On the other hand, if equity is less than assets minus liabilities, it means the stock is underpriced. Why? Because if an investor were to walk in and buy the company, break it up and sell off the assets and pay all the liabilities, they would be left with more money than when they started. The total amount they paid for the stock would be less than they could sell the company for.

The Variable 

Knowing what a company is worth isn’t as difficult as most financial professionals would like everyone to believe. Publicly traded corporations are required by law not only to publish their financials every quarter, but also to publish a balance sheet which clearly spells out what a company owns, what they owe and to whom, and how many outstanding shares of stock there are. From that information alone, it is possible to determine the legitimacy of a stock price.

But there is more to a corporation than its equity value. Every quarter, a corporation also publishes a profit and loss statement and notifies investors and the general public about its earnings. How much income the company had, how that income compares to previous quarters, and how much is being spent factor into a stock purchase decision too, especially if there are dividends or preferred shares to be had. If shares of a company’s stock are trading at $40, and each share is throwing off a $.40 dividend every quarter, then time becomes a factor in the purchasing decision. Even if the shares are overpriced relative to the corporation’s assets, they are generating 4% income every year. If the shares are overpriced by say, 10%, as long as that dividend is coming in, the difference between equity and assets will be paid for in less than three years. All the dividends after that are pure profit.

The Decision 

Far too often, investors fail to evaluate these simple metrics in favor of whatever measure they believe is a more accurate barometer of a company’s ability to make money. While it is true some investments are optimistic “bets” on the future of the enterprise, far too many of those investments are treated like venture capital by people who are not in a position to take that magnitude of risk. Retirement accounts, pension funds and family nest eggs require a more cautious approach, even if those investors find they don’t get the outsized returns they read about in the breathless reports of skyrocketing small caps and technological triumph.

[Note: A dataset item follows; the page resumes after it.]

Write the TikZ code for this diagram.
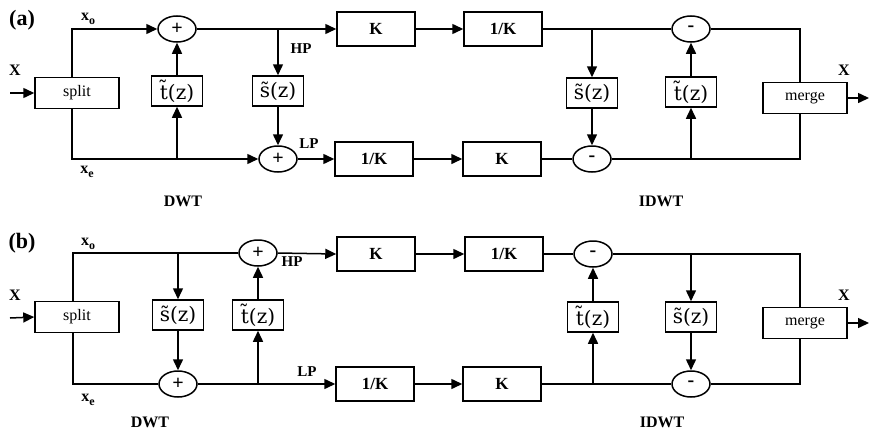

In the process, the less risk-tolerant investor overpays, tacks on a few fees, misses the dividend entirely and finds themselves in a five year race to get back to parity instead of adding to their hard won salary and other earnings.

This kind of thinking is like the running game in football. It’s not sexy but it’s got teeth, and employed properly it can be a formidable weapon in the battle to preserve wealth. Ultimately, the quality of every investment decision will eventually come down to math, and in an age where there are billions of electronic computers on the planet, there is no excuse for any investor to not know with precise exactitude how their numbers compare to those of investors who aren’t constantly fighting gravity.

Paying exactly what a stock share is worth is how investors trade gravity for wings.